→ **SUPPLIED RECORDS**
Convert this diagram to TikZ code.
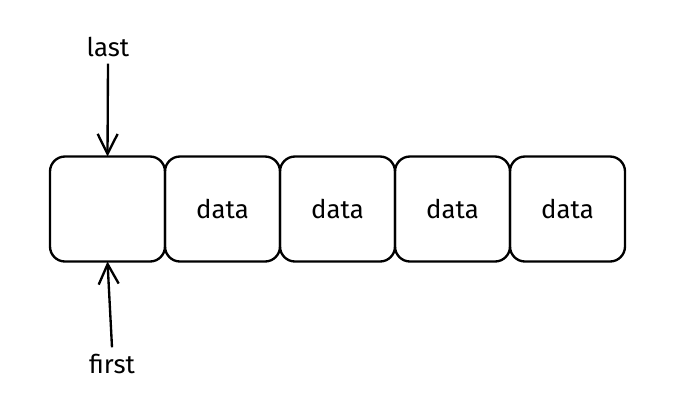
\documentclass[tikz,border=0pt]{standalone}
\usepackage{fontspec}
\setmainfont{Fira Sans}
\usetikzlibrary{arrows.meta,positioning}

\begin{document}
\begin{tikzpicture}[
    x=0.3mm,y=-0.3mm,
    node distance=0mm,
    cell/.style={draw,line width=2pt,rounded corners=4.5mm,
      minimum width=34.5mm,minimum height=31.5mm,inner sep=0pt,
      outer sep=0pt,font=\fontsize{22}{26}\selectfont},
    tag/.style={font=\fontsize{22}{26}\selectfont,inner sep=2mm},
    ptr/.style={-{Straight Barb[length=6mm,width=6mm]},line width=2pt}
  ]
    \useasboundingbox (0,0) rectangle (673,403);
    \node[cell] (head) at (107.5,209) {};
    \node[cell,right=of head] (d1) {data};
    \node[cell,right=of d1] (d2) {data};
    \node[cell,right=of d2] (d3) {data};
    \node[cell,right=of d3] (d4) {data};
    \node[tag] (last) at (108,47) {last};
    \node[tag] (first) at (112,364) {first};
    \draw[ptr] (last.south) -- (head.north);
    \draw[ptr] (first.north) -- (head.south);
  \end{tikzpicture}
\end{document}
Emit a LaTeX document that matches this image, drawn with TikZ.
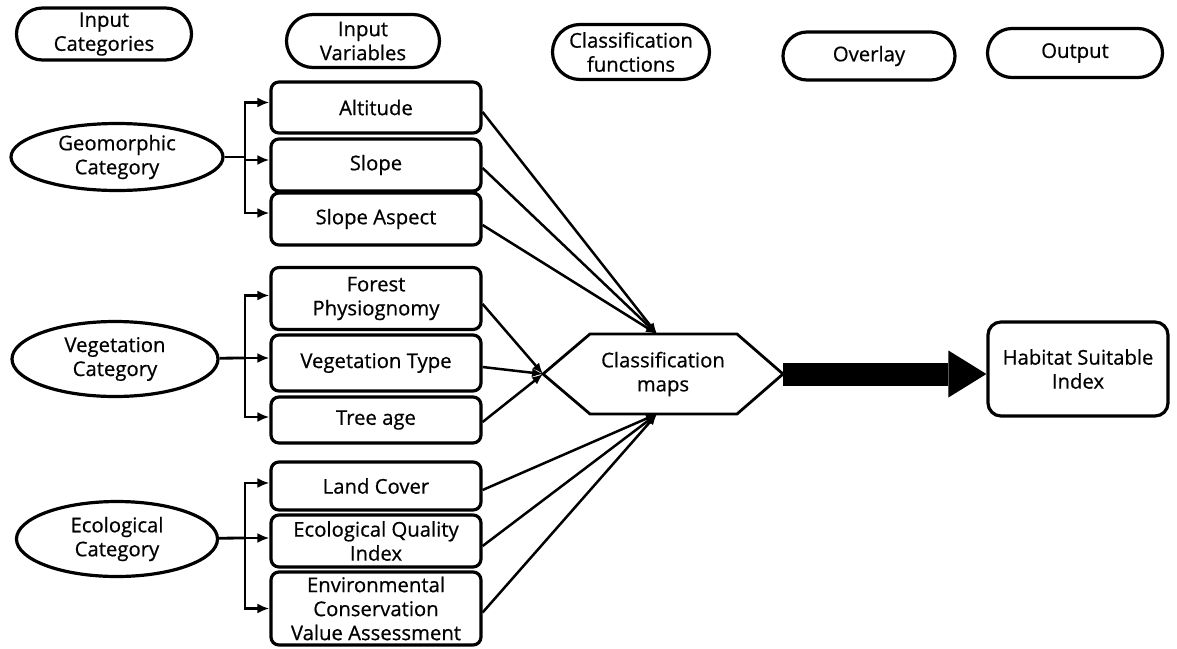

→ **WHAT YOU NEED TO DO**
Every record above should be written out again exactly; the pictures stay out of the copy.

→ **WRITTEN SOLUTION**
Convert this diagram to TikZ code.
\documentclass[tikz,border=0pt]{standalone}
\usepackage{fontspec}
\setmainfont{Fira Sans}
\usetikzlibrary{arrows.meta,positioning}

\begin{document}
\begin{tikzpicture}[
    x=0.3mm,y=-0.3mm,
    node distance=0mm,
    cell/.style={draw,line width=2pt,rounded corners=4.5mm,
      minimum width=34.5mm,minimum height=31.5mm,inner sep=0pt,
      outer sep=0pt,font=\fontsize{22}{26}\selectfont},
    tag/.style={font=\fontsize{22}{26}\selectfont,inner sep=2mm},
    ptr/.style={-{Straight Barb[length=6mm,width=6mm]},line width=2pt}
  ]
    \useasboundingbox (0,0) rectangle (673,403);
    \node[cell] (head) at (107.5,209) {};
    \node[cell,right=of head] (d1) {data};
    \node[cell,right=of d1] (d2) {data};
    \node[cell,right=of d2] (d3) {data};
    \node[cell,right=of d3] (d4) {data};
    \node[tag] (last) at (108,47) {last};
    \node[tag] (first) at (112,364) {first};
    \draw[ptr] (last.south) -- (head.north);
    \draw[ptr] (first.north) -- (head.south);
  \end{tikzpicture}
\end{document}
Emit a LaTeX document that matches this image, drawn with TikZ.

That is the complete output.